Le tournant sécuritaire français vu de l’intérieur
Le tournant sécuritaire français vu de l’intérieur
Par Nathalie Guibert
Le Secrétariat général de la défense et de la sécurité nationale publie pour la première fois un rapport annuel, vendredi 16 septembre, où il analyse la tension croissante qui marque le pays depuis début 2015.
Un soldat de l’opération « Sentinelle », à Paris, le 25 juillet. | IAN LANGSDON / AFP
Sa mission doit rester obscure, mais il faut bien rendre des comptes, à l’heure où l’Etat accroît de façon significative les budgets de la lutte contre le terrorisme. Le Secrétariat général de la défense et de la sécurité nationale (SGDSN), organe dépendant du premier ministre, publie pour la première fois un rapport annuel, vendredi 16 septembre. Entre les lignes de l’exercice, par essence très général et formel, le document livre un concentré de la tension sécuritaire qui a marqué le pays depuis les attentats contre Charlie Hebdo et l’Hyper Cacher de Paris début 2015.
Sur l’année 2015, le gouvernement a ainsi modifié 26 fois le plan Vigipirate contre 5 fois en période normale. Les « postures de sécurité » de ce plan, définies hier pour la COP21, actuellement pour la rentrée scolaire, demain pour les fêtes de Noël, impliquent de plus en plus de ministères. Le plan rénové comprend 316 mesures concrètes, depuis l’interdiction de toute activité aérienne sur certaines portions de territoire jusqu’aux routes d’évacuation des jeunes ressortissants Français scolarisés à l’étranger. Depuis un an, l’armée doit pouvoir mobiliser en permanence 7 000 soldats sur le territoire contre 1 500 dans l’ancien Vigipirate. Par ailleurs, en 2015, la cellule interministérielle de crise a été activée durant 49 jours contre une demi-douzaine habituellement.

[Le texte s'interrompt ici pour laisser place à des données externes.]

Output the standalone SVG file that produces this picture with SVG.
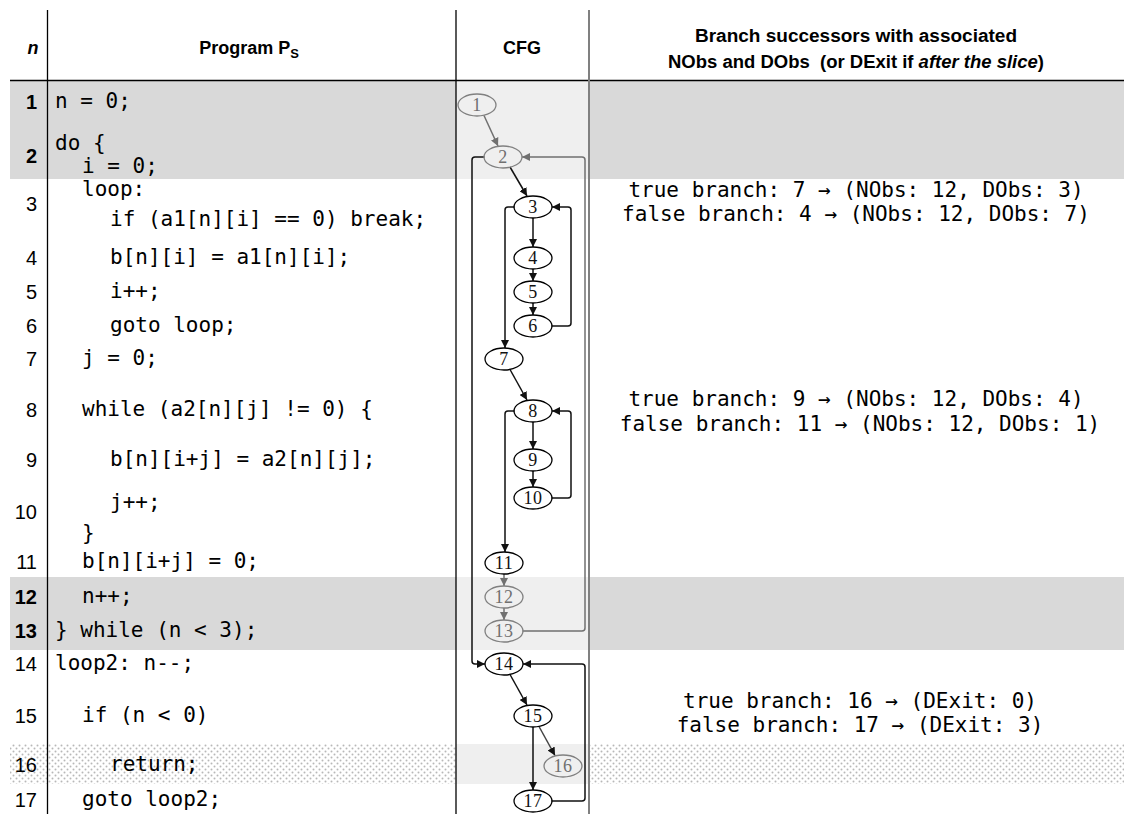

« Une crise sans précédent »
Le SGDSN et ses 900 agents, aux deux tiers ceux de l’Agence nationale de sécurité des systèmes d’information – la protection cyber des installations sensibles du pays – ont reçu 4 000 signalements d’attaques informatiques, en hausse de 50 % comparé à 2014. Trois « projets » ont été financés pour le plan de lutte antidrones. Le SGDSN, qui coordonne aussi la lutte contre la prolifération des armes de destruction massives, fait part de « 17 affaires d’interception de bien proliférants de mi-2014 à mi-2015, soit le double de l’année précédente ». Et comme parallèlement, dans cette période troublée, la France bat des records de ventes d’armes, le service a examiné 8 240 demandes d’exportation de matériels de guerre. Enfin, le secret défense progresse inexorablement : en 2015, pas moins de 413 000 personnes étaient habilitées, « soit une personne sur 160 habitants », rappelle l’administration qui avait publié en décembre un rapport séparé sur le sujet.

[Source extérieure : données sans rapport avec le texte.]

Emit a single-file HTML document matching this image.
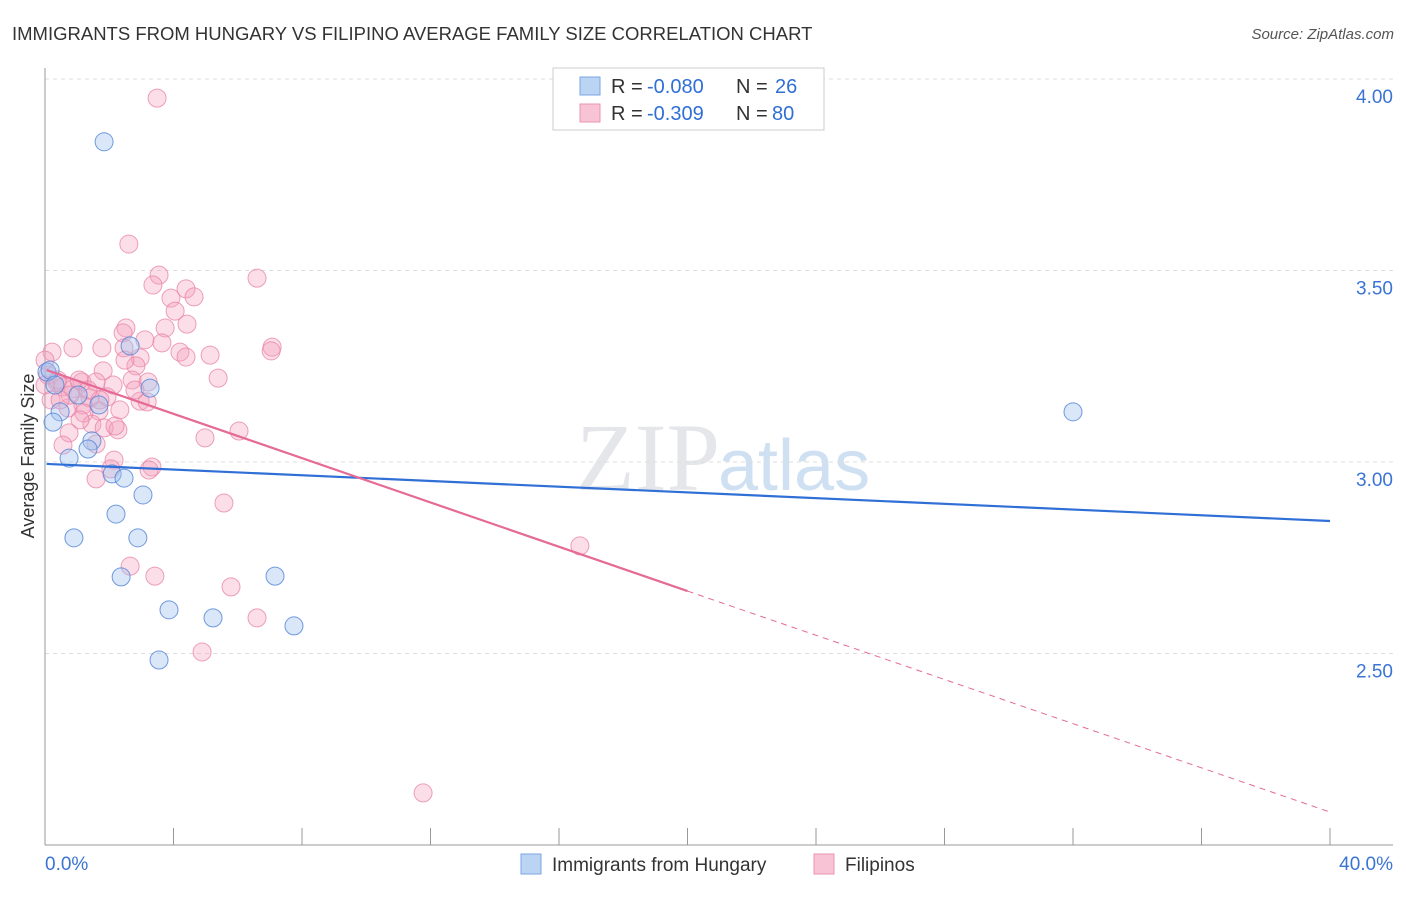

Entre ce qui fut appelé « l’affaire Merah », les tueries de 2012 à Toulouse et Montauban, encore traitées par le gouvernement comme une crise de sécurité intérieure sous la seule autorité du ministère de l’intérieur, et la vague d’attentats de 2015-2016 liés à des acteurs situés en Syrie ou en Irak, l’appréhension du phénomène terroriste djihadiste a changé, assure-t-on au SGDSN. « Il n’y a pas de loups solitaires qui se réveillent d’un côté, et des commandos préparant des attentats de longue main de l’autre. Même dans les dernières attaques les moins organisées il y a un mode de préparation minimale, une organisation de l’extérieur », explique un responsable, pour qui la France « a fait face en 2015 à une crise sans précédent depuis cinquante ans ».
L’Etat cherche à renforcer la coopération interministérielle pour répondre. Reste que depuis les attentats du 14 juillet à Nice, la « présidentialisation du traitement de la crise » est notable, convient ce même responsable. Préparés par le SGDSN, une dizaine de conseils de défense ont été réunis à l’Elysée par François Hollande en 2015, dont la moitié consacrés à l’armement nucléaire. Depuis la mi-juillet, les réunions sont hebdomadaires et font l’objet de communiqués systématiques. Deux sujets sont particulièrement prioritaires cette rentrée : les opérations militaires extérieures et la prochaine défaite de l’organisation Etat islamique au Moyen-Orient, qui entraîne des risques de « relocalisation » de ses combattants dans d’autres pays ; et « les revenants » selon le terme employé au SGDSN, ces Français partis rejoindre les rangs de l’EI en Syrie ou en Irak qui vont rentrer en France.